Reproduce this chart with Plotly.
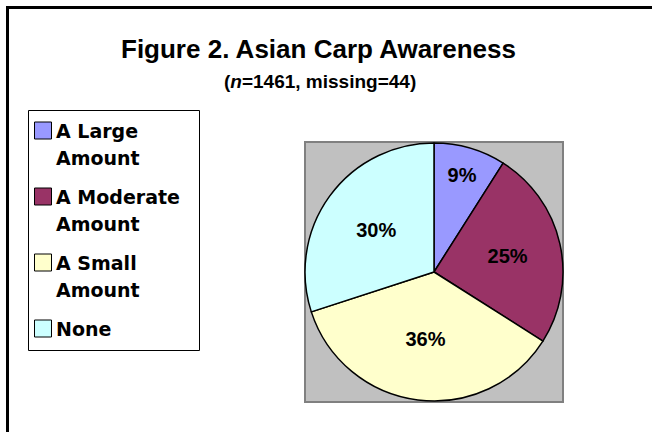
import plotly.graph_objects as go

W, H = 652, 432

# ---- data ----
categories = ["A Large\nAmount", "A Moderate\nAmount", "A Small\nAmount", "None"]
values = [9, 25, 36, 30]
colors = ["#9999FF", "#993366", "#FFFFCC", "#CCFFFF"]
title_text = "Figure 2. Asian Carp Awareness"
subtitle_text = "(<i>n</i>=1461, missing=44)"

FONT = "Liberation Sans, Arial, sans-serif"
LEG_FONT = "DejaVu Sans, Liberation Sans, sans-serif"


def px(x):
    return x / W


def py(y):
    return 1 - y / H


fig = go.Figure()

# pie plot area (centre 434,272 radius 129)
cx, cy, r = 434, 272, 129
fig.add_trace(go.Pie(
    labels=[c.replace("\n", " ") for c in categories],
    values=values,
    marker=dict(colors=colors, line=dict(color="black", width=1.5)),
    sort=False,
    direction="clockwise",
    rotation=0,
    texttemplate="%{percent:.0%}",
    textposition="inside",
    insidetextorientation="horizontal",
    textfont=dict(family=FONT, size=20, color="black", weight="bold"),
    domain=dict(x=[px(cx - r), px(cx + r)], y=[py(cy + r), py(cy - r)]),
    showlegend=False,
    hoverinfo="label+percent",
))

shapes = []
annotations = []

# outer frame (thick black, runs off the right and bottom)
shapes.append(dict(type="line", xref="paper", yref="paper",
                   x0=px(7.5), x1=px(7.5), y0=py(6), y1=py(H + 5),
                   line=dict(color="black", width=3)))
shapes.append(dict(type="line", xref="paper", yref="paper",
                   x0=px(6), x1=px(W + 5), y0=py(7.5), y1=py(7.5),
                   line=dict(color="black", width=3)))

# grey plot area
shapes.append(dict(type="rect", xref="paper", yref="paper", layer="below",
                   x0=px(305), x1=px(563), y0=py(402), y1=py(142),
                   fillcolor="#C0C0C0", line=dict(color="#808080", width=2)))

# legend box
shapes.append(dict(type="rect", xref="paper", yref="paper",
                   x0=px(28.5), x1=px(199.5), y0=py(350.5), y1=py(110.5),
                   fillcolor="white", line=dict(color="black", width=1)))

# legend entries
item_top = 122
item_step = 66
line_step = 27
sym = 17
for i, (lab, col) in enumerate(zip(categories, colors)):
    top = item_top + i * item_step
    shapes.append(dict(type="rect", xref="paper", yref="paper",
                       x0=px(34.5), x1=px(34.5 + sym),
                       y0=py(top + sym), y1=py(top),
                       fillcolor=col, line=dict(color="black", width=1)))
    for j, ln in enumerate(lab.split("\n")):
        annotations.append(dict(
            text=ln, xref="paper", yref="paper",
            x=px(54), y=py(top + 9 + j * line_step),
            xanchor="left", yanchor="middle", showarrow=False,
            font=dict(family=LEG_FONT, size=19, color="black", weight="bold"),
        ))

# titles
annotations.append(dict(text=title_text, xref="paper", yref="paper",
                        x=px(318), y=py(49), xanchor="center", yanchor="middle",
                        showarrow=False,
                        font=dict(family=FONT, size=26, color="black", weight="bold")))
annotations.append(dict(text=subtitle_text, xref="paper", yref="paper",
                        x=px(320), y=py(81), xanchor="center", yanchor="middle",
                        showarrow=False,
                        font=dict(family=FONT, size=19, color="black", weight="bold")))

fig.update_layout(
    width=W, height=H,
    margin=dict(l=0, r=0, t=0, b=0),
    paper_bgcolor="white",
    plot_bgcolor="white",
    shapes=shapes,
    annotations=annotations,
    showlegend=False,
)

fig.write_html("out.html",
               config={"displayModeBar": False},
               post_script="document.body.style.margin='0';"
                           "document.body.style.overflow='hidden';")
^^^^
■ **SHORT TASK**
Write out again exactly the lines from the start of the data above through the line containing "fig = go.Figure()", inclusive, excluding any pictures.

■ **SOLUTION TO THIS TASK**
Reproduce this chart with Plotly.
import plotly.graph_objects as go

W, H = 652, 432

# ---- data ----
categories = ["A Large\nAmount", "A Moderate\nAmount", "A Small\nAmount", "None"]
values = [9, 25, 36, 30]
colors = ["#9999FF", "#993366", "#FFFFCC", "#CCFFFF"]
title_text = "Figure 2. Asian Carp Awareness"
subtitle_text = "(<i>n</i>=1461, missing=44)"

FONT = "Liberation Sans, Arial, sans-serif"
LEG_FONT = "DejaVu Sans, Liberation Sans, sans-serif"


def px(x):
    return x / W


def py(y):
    return 1 - y / H


fig = go.Figure()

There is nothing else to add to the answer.